By the way, if you're heading to DragCon in LA this weekend, I hope you'll join me for two panels! On Sunday, I'm be hosting a game of Dungeons and Dragons played by BenDeLaCreme, Erika Klash, Kitty Powers, and Fraya Love. And on Sunday, I'll be hosting a fun friendly chat about tabletop gaming, featuring a panel of queer and ally gamers sharing recommendations for finding games and people to play with. 

And mark your calendars for our next Sewers of Paris live chat -- it's on Saturday, May 19th, at 2pm Pacific.

If you're enjoying The Sewers of Paris, click "Support the Show on Patreon" to join the folks who make the podcast possible for as little as a dollar a month. Or you can support The Sewers of Paris for free by leaving a review on your podcast platform of choice -- that really helps people find the show.

This Week's Recommendation: The Great British Bake-Off

Thanks again to James for joining me. I hope you've already seen this week's recommendation, but in case you haven't, make this the week you finally watch The Great British Bake-Off -- or as it's called in the US, the Great British Baking Show.

I'm not normally one for reality show competitions where everyone's bitterly clawing for the prize, and fortunately that's not what this show is.
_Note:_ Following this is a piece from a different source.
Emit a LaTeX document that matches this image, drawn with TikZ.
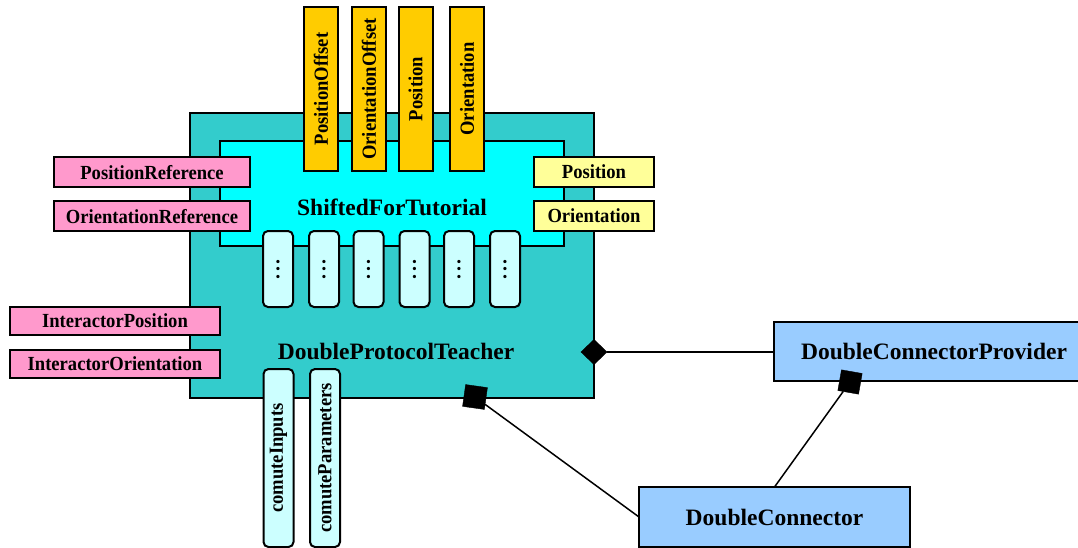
\documentclass[tikz,border=0pt]{standalone}
\usepackage{fontspec}
\setmainfont{Liberation Serif}
\newfontfamily\lblfont{Liberation Serif}[FakeStretch=0.93]
\usetikzlibrary{shapes.geometric}

\definecolor{dptfill}{HTML}{33CCCC}
\definecolor{sftfill}{HTML}{00FFFF}
\definecolor{paramfill}{HTML}{FFCC00}
\definecolor{outfill}{HTML}{FFFF99}
\definecolor{infill}{HTML}{FF99CC}
\definecolor{slotfill}{HTML}{CCFFFF}
\definecolor{provfill}{HTML}{99CCFF}

\tikzset{
  box/.style={draw=black, line width=2pt, inner sep=0pt, outer sep=0pt},
  title/.style={font=\bfseries\fontsize{23.5}{24}\selectfont, inner sep=0pt},
  portlbl/.style={box, font=\lblfont\bfseries\fontsize{20}{22}\selectfont},
  inport/.style={portlbl, fill=infill, text depth=0pt},
  outport/.style={portlbl, fill=outfill, text depth=0pt},
  paramport/.style={portlbl, fill=paramfill, rotate=90,
    minimum width=164pt, minimum height=34pt},
  slot/.style={box, fill=slotfill, rounded corners=5pt, rotate=90,
    minimum width=76pt, minimum height=30pt,
    font=\bfseries\fontsize{20}{22}\selectfont},
  method/.style={portlbl, fill=slotfill, rounded corners=5pt, rotate=90,
    minimum width=178pt, minimum height=30pt},
  component/.style={box, fill=provfill, title, text depth=0pt},
  link/.style={draw=black, line width=1.5pt},
  aggr/.style={fill=black, draw=black, inner sep=0pt, outer sep=0pt}
}

\begin{document}
\begin{tikzpicture}[x=1pt, y=-1pt]
\clip (0,0) rectangle (1078,548);

% composite block and its embedded block
\node[box, fill=dptfill, minimum width=404pt, minimum height=285pt] (dpt) at (392,255.5) {};
\node[box, fill=sftfill, minimum width=344pt, minimum height=105pt] (sft) at (392,193.5) {};
\node[title] (sftname) at (392,207) {ShiftedForTutorial};
\node[title] (dptname) at (396,351) {DoubleProtocolTeacher};

% input ports
\node[inport, minimum width=196pt, minimum height=30pt] (posref) at (152,172) {PositionReference};
\node[inport, minimum width=196pt, minimum height=30pt] (oriref) at (152,216) {OrientationReference};
\node[inport, minimum width=210pt, minimum height=28pt] (ipos) at (115,321) {InteractorPosition};
\node[inport, minimum width=210pt, minimum height=28pt] (iori) at (115,364) {InteractorOrientation};

% output ports
\node[outport, minimum width=120pt, minimum height=30pt] (outpos) at (594,172) {Position};
\node[outport, minimum width=120pt, minimum height=30pt] (outori) at (594,216) {Orientation};

% parameter ports
\node[paramport] (poff) at (321,89) {PositionOffset};
\node[paramport] (ooff) at (369,89) {OrientationOffset};
\node[paramport] (ppos) at (415.5,89) {Position};
\node[paramport] (pori) at (467,89) {Orientation};

% collapsed slots
\foreach \i/\x in {1/278, 2/324, 3/368.5, 4/414.5, 5/459, 6/505}
  \node[slot] (slot\i) at (\x,269) {.\kern2.5pt.\kern2.5pt.};

% method ports
\node[method] (cinputs) at (278.5,458) {comuteInputs};
\node[method] (cparams) at (325,458) {comuteParameters};

% connected components
\node[component, minimum width=320pt, minimum height=59pt] (dcp) at (934,351.5) {DoubleConnectorProvider};
\node[component, minimum width=271pt, minimum height=60pt] (dc) at (774.5,517) {DoubleConnector};

% aggregation markers
\node[aggr, diamond, minimum width=26pt, minimum height=25pt] (dia) at (594,352) {};
\node[aggr, rectangle, minimum size=22pt, rotate=-8] (sqa) at (475,397) {};
\node[aggr, rectangle, minimum size=21pt, rotate=-10] (sqb) at (850,382) {};

% connectors
\draw[link] (dia.east) -- (dia.east -| dcp.west);
\draw[link] (sqa) -- (dc.west);
\draw[link] (sqb) -- (dc.north);
\end{tikzpicture}
\end{document}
The Bake-Off often feels more like a collaboration, a partnership between contestants where everyone enjoys seeing each other succeed.
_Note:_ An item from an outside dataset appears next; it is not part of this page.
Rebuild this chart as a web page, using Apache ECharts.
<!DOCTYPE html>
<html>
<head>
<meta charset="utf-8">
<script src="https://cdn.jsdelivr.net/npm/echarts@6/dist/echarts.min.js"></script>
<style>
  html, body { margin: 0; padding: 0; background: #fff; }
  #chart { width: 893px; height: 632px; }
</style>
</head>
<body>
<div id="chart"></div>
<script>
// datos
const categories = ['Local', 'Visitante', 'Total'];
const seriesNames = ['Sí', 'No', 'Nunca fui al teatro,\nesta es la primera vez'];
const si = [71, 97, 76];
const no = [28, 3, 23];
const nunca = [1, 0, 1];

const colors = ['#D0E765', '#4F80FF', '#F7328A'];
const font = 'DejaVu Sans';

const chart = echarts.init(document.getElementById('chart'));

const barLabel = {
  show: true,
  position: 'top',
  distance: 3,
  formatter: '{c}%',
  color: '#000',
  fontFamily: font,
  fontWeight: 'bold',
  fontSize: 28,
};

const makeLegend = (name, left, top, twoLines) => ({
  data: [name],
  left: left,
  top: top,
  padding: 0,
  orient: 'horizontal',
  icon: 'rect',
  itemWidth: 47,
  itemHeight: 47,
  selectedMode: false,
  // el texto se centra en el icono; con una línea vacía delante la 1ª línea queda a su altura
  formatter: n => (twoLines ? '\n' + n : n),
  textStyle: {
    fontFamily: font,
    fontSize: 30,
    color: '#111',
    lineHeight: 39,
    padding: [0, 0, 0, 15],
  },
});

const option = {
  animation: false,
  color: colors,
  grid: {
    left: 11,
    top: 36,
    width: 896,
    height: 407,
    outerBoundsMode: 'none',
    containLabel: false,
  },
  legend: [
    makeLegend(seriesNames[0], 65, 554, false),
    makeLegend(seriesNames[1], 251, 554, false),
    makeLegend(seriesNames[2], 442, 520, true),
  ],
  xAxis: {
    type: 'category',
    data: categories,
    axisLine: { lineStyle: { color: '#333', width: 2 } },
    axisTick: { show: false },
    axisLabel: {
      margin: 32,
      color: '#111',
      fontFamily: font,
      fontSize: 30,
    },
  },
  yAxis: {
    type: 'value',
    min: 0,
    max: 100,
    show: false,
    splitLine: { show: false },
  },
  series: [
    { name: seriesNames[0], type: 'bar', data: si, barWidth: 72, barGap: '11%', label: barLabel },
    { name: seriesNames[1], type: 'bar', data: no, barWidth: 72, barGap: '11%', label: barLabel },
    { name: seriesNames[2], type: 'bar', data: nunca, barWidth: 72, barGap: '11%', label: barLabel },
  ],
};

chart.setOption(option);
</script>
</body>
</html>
There's no sabotage, no cruelty, no attitude from anyone -- apart from, perhaps occasionally, one of the judges -- and the whole affair feels more like friends gathering to support each other than a contest.
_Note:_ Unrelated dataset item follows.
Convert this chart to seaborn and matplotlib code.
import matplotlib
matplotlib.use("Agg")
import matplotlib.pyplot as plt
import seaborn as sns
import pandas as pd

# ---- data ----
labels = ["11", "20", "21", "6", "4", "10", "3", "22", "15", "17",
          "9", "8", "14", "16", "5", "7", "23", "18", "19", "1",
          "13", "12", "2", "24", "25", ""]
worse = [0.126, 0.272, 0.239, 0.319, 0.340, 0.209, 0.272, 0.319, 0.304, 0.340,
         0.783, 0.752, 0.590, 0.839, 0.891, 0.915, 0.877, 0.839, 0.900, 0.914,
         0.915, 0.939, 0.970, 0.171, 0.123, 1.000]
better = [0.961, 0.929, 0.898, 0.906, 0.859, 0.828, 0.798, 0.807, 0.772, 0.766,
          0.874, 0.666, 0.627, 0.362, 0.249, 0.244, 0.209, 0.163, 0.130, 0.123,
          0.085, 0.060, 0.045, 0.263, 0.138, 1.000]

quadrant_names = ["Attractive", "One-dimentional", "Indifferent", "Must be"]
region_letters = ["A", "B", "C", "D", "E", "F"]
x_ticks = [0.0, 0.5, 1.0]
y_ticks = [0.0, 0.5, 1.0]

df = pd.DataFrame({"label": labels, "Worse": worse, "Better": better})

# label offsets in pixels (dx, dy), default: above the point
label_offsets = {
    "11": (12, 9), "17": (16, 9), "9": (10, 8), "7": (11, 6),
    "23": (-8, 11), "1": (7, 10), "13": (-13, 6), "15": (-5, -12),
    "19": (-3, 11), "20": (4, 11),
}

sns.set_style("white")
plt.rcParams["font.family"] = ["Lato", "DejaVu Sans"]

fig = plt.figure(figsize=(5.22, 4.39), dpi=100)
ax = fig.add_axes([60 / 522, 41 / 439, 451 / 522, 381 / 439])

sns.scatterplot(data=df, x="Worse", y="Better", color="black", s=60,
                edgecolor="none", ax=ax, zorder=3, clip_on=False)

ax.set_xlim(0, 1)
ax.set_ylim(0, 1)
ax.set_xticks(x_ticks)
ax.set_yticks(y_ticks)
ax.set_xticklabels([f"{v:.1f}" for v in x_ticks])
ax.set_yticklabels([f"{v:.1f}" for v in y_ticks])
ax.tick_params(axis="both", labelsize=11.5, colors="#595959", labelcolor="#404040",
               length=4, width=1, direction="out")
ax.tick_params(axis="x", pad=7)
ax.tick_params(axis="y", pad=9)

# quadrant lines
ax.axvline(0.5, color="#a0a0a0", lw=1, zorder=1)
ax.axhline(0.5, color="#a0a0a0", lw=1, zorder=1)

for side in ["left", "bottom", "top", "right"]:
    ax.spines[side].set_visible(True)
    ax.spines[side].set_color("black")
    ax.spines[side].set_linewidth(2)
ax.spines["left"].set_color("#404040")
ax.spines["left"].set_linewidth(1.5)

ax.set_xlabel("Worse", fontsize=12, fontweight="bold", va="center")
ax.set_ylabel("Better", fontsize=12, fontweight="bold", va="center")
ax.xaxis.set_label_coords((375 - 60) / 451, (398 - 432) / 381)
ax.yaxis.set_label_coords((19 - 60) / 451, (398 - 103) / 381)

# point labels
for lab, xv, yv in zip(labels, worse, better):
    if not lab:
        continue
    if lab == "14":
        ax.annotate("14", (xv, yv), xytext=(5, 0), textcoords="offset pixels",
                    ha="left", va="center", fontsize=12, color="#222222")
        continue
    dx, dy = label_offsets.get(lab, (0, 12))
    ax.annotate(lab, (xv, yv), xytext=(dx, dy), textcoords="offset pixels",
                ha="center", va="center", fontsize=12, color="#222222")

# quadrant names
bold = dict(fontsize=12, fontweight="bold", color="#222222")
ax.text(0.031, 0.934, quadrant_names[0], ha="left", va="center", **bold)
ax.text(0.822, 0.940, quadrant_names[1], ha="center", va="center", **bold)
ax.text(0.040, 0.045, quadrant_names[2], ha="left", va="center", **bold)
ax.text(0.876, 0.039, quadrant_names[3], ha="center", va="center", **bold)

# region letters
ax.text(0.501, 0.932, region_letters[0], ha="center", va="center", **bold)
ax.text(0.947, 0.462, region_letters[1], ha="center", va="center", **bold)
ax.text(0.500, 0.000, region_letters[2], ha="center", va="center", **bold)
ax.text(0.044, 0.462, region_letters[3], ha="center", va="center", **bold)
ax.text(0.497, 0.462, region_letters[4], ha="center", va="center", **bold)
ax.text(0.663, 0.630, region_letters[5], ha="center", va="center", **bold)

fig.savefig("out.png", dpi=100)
That's not to say it isn't dramatic. The challenges they face are overwhelming, often requiring ingredients nobody's every heard of, techniques impossible to master and recipes that may not even be in English. The show pushes the bakers to reach beyond what they think they can do -- and when it's at its best, shows them helping each other to reveal that with just a little assistance from others, we're all capable of exceeding our expectations for ourselves.